當年,一日三餐實屬不易,自然很少有人吃夜宵。記憶中的一次吃夜宵是在1975年3月中旬的一天,我即將離開水果場參加第一批「黨的基本路線教育運動」的時候。不知是哪位知青弄到幾隻蘿蔔,晚上就用水煮蘿蔔做夜宵,知青們見者有份,吃得津津有味。煮蘿蔔時,一名姓李的美女知青僅穿著內衣,在人叢中穿來穿去,令男知青們眼前一亮,近距離領略到「秀色可餐」的含義。吃完鹽水煮蘿蔔,大家依然很興奮。可惜煮蘿蔔時沒經驗,鹽下多了幾倍,第二天起床,知青們個個都眼腫得嚇人。

當年,國人生活得十分清貧,難以填飽肚子,但由於我們每天聽到的除了謊言就是假話,大家都相信:全世界還有三分之二的人生活在水深火熱之中;大家都相信:人民最幸福。

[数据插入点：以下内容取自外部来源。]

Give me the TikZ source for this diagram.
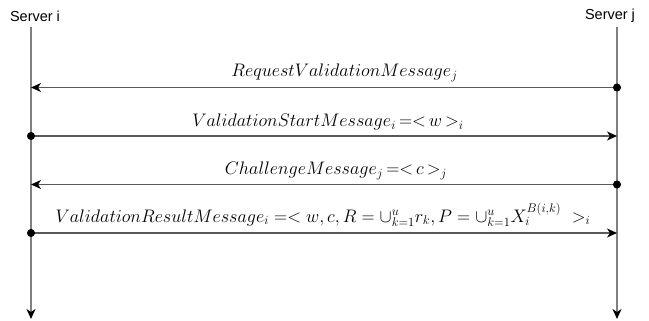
\documentclass[tikz,border=0pt]{standalone}
\usepackage{fontspec}
\newfontfamily\labelfont{Liberation Sans}
\usetikzlibrary{arrows.meta}
\tikzset{
  tip/.tip={Stealth[length=10pt,width=9pt,inset=3pt,color=black]},
  dot/.tip={Circle[length=8pt,color=black]},
  lifeline/.style={draw=black!50, line width=1.4pt, -tip, shorten >=-1pt},
  msg/.style={draw=black!65, line width=1.3pt, dot-tip, shorten <=-4pt},
  msglabel/.style={font=\LARGE, inner sep=0pt},
  server/.style={font=\labelfont\fontsize{14.5}{16}\selectfont, inner sep=0pt}
}
\newcommand{\msgtext}[1]{\scalebox{1.05}{#1}}
% tuple brackets with thin spacing
\newcommand{\opentup}{\,\mathord{=}\mathord{<}\,}
\newcommand{\closetup}{\,\mathord{>}}
\begin{document}
\begin{tikzpicture}[x=1pt,y=-1pt]
\useasboundingbox (0,0) rectangle (649,321);
% server headers
\node[server] (si) at (35,16) {Server i};
\node[server] (sj) at (610,16) {Server j};
% lifelines
\coordinate (iTop) at (31,27);
\coordinate (iBot) at (31,318);
\coordinate (jTop) at (617,27);
\coordinate (jBot) at (617,318);
\draw[lifeline] (iTop) -- (iBot);
\draw[lifeline] (jTop) -- (jBot);
% message end points on the lifelines
\foreach \n/\y in {1/87.5,2/136,3/184.5,4/233}{
  \coordinate (i\n) at (31,\y);
  \coordinate (j\n) at (617,\y);
}
% messages
\draw[msg] (j1) -- (i1);
\draw[msg] (i2) -- (j2);
\draw[msg] (j3) -- (i3);
\draw[msg] (i4) -- (j4);
% message labels
\node[msglabel] (m1) at (344.5,73) {\msgtext{$RequestValidationMessage_{j}$}};
\node[msglabel] (m2) at (328,122) {\msgtext{$ValidationStartMessage_{i}\opentup w\closetup_{i}$}};
\node[msglabel] (m3) at (336,171) {\msgtext{$ChallengeMessage_{j}\opentup c\closetup_{j}$}};
\node[msglabel] (m4) at (323,215) {\msgtext{$ValidationResultMessage_{i} =< w, c, R = \cup_{k=1}^{u} r_{k}, P = \cup_{k=1}^{u} X_{i}^{B(i,k)}\ >_{i}$}};
\end{tikzpicture}
\end{document}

直到1980年,我母親從港澳探親回來,說起港澳親人喝湯時通常不吃熬過湯的肉時,我還覺得「不可思議」。但隨即明白:資本主義國家和地區的人民,並不是都生活在水深火熱之中。

今天,我們的生活儘管還有許多不如意,但與XX時期相比,可謂換了人間。千家萬戶已解決溫飽,趕上骨頭比肉值錢的時代,乃至過上「只喝湯不吃熬過湯的肉」的生活。然而,為數不少的一群人,整天叫喚著要開歷史倒車,要重新回到食不果腹的XX時期,真不知這些人居心何在?